→ Provided data:

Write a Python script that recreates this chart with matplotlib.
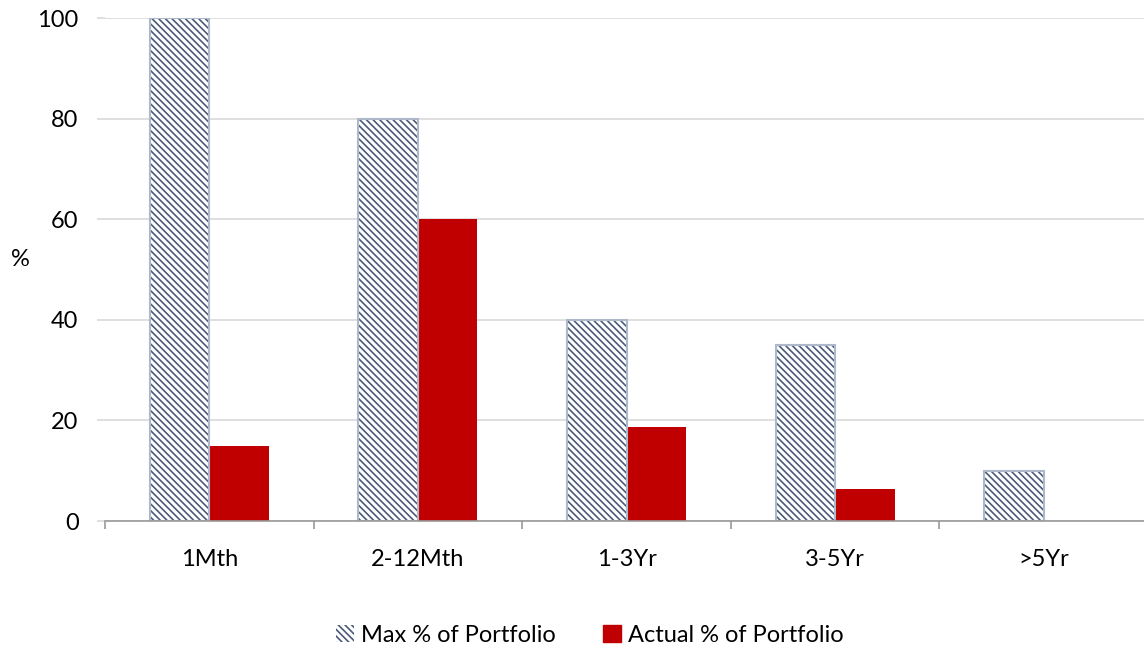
import matplotlib
matplotlib.use("Agg")
import matplotlib.pyplot as plt
import numpy as np
from matplotlib.patches import Patch

categories = ["1Mth", "2-12Mth", "1-3Yr", "3-5Yr", ">5Yr"]
max_pct = [100, 80, 40, 35, 10]
actual_pct = [15, 60, 18.7, 6.4, 0]

plt.rcParams['font.family'] = ['Lato', 'DejaVu Sans']
plt.rcParams['hatch.linewidth'] = 1.2

fig = plt.figure(figsize=(11.44, 6.51), dpi=100)
ax = fig.add_axes([105/1144, 1 - 521/651, (1148-105)/1144, (521-18)/651])

x = np.arange(len(categories))
w = 0.285
hatch_col = "#4A5A78"
edge_col = "#ADB9CA"
red = "#C00000"
fs = 17
hatch = "\\" * 5

ax.bar(x - w/2, max_pct, w, color="white", edgecolor=hatch_col, hatch=hatch, linewidth=0, zorder=3)
ax.bar(x - w/2, max_pct, w, fill=False, edgecolor=edge_col, linewidth=1.5, zorder=4)
ax.bar(x + w/2, actual_pct, w, color=red, edgecolor=red, linewidth=0, zorder=3)

ax.set_xlim(-0.5, len(categories) - 0.5)
ax.set_ylim(0, 100)
ax.set_yticks([0, 20, 40, 60, 80, 100])
ax.yaxis.grid(True, color="#D9D9D9", linewidth=1.2, zorder=0)
ax.set_axisbelow(True)

for s in ["top", "right", "left"]:
    ax.spines[s].set_visible(False)
ax.spines["bottom"].set_color("#999999")
ax.spines["bottom"].set_linewidth(1.2)
ax.spines["bottom"].set_zorder(5)

ax.set_xticks(x)
ax.set_xticklabels(categories, fontsize=fs)
ax.set_xticks(np.arange(len(categories) + 1) - 0.5, minor=True)
ax.tick_params(axis="x", which="major", length=0, pad=20)
ax.tick_params(axis="x", which="minor", length=6, color="#999999", width=1.2)
ax.tick_params(axis="y", length=6, color="#D9D9D9", width=1.2, labelsize=fs, pad=13)

ax.set_ylabel("%", fontsize=fs, rotation=0, labelpad=0)
ax.yaxis.set_label_coords(-85/1043, 0.5)

handles = [
    Patch(facecolor="white", edgecolor=hatch_col, hatch=hatch, linewidth=0),
    Patch(facecolor=red, edgecolor=red),
]
leg = fig.legend(handles, ["Max % of Portfolio", "Actual % of Portfolio"],
                 loc="center", bbox_to_anchor=(590/1144, 1 - 635/651), ncol=2,
                 frameon=False, fontsize=fs, handlelength=0.75, handleheight=0.75,
                 handletextpad=0.3, columnspacing=2.0)

fig.savefig("out.png", dpi=100)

→ What is required:
Copy the material shown above in full and exactly. Skip the pictures.

→ Response to the exercise:
Write a Python script that recreates this chart with matplotlib.
import matplotlib
matplotlib.use("Agg")
import matplotlib.pyplot as plt
import numpy as np
from matplotlib.patches import Patch

categories = ["1Mth", "2-12Mth", "1-3Yr", "3-5Yr", ">5Yr"]
max_pct = [100, 80, 40, 35, 10]
actual_pct = [15, 60, 18.7, 6.4, 0]

plt.rcParams['font.family'] = ['Lato', 'DejaVu Sans']
plt.rcParams['hatch.linewidth'] = 1.2

fig = plt.figure(figsize=(11.44, 6.51), dpi=100)
ax = fig.add_axes([105/1144, 1 - 521/651, (1148-105)/1144, (521-18)/651])

x = np.arange(len(categories))
w = 0.285
hatch_col = "#4A5A78"
edge_col = "#ADB9CA"
red = "#C00000"
fs = 17
hatch = "\\" * 5

ax.bar(x - w/2, max_pct, w, color="white", edgecolor=hatch_col, hatch=hatch, linewidth=0, zorder=3)
ax.bar(x - w/2, max_pct, w, fill=False, edgecolor=edge_col, linewidth=1.5, zorder=4)
ax.bar(x + w/2, actual_pct, w, color=red, edgecolor=red, linewidth=0, zorder=3)

ax.set_xlim(-0.5, len(categories) - 0.5)
ax.set_ylim(0, 100)
ax.set_yticks([0, 20, 40, 60, 80, 100])
ax.yaxis.grid(True, color="#D9D9D9", linewidth=1.2, zorder=0)
ax.set_axisbelow(True)

for s in ["top", "right", "left"]:
    ax.spines[s].set_visible(False)
ax.spines["bottom"].set_color("#999999")
ax.spines["bottom"].set_linewidth(1.2)
ax.spines["bottom"].set_zorder(5)

ax.set_xticks(x)
ax.set_xticklabels(categories, fontsize=fs)
ax.set_xticks(np.arange(len(categories) + 1) - 0.5, minor=True)
ax.tick_params(axis="x", which="major", length=0, pad=20)
ax.tick_params(axis="x", which="minor", length=6, color="#999999", width=1.2)
ax.tick_params(axis="y", length=6, color="#D9D9D9", width=1.2, labelsize=fs, pad=13)

ax.set_ylabel("%", fontsize=fs, rotation=0, labelpad=0)
ax.yaxis.set_label_coords(-85/1043, 0.5)

handles = [
    Patch(facecolor="white", edgecolor=hatch_col, hatch=hatch, linewidth=0),
    Patch(facecolor=red, edgecolor=red),
]
leg = fig.legend(handles, ["Max % of Portfolio", "Actual % of Portfolio"],
                 loc="center", bbox_to_anchor=(590/1144, 1 - 635/651), ncol=2,
                 frameon=False, fontsize=fs, handlelength=0.75, handleheight=0.75,
                 handletextpad=0.3, columnspacing=2.0)

fig.savefig("out.png", dpi=100)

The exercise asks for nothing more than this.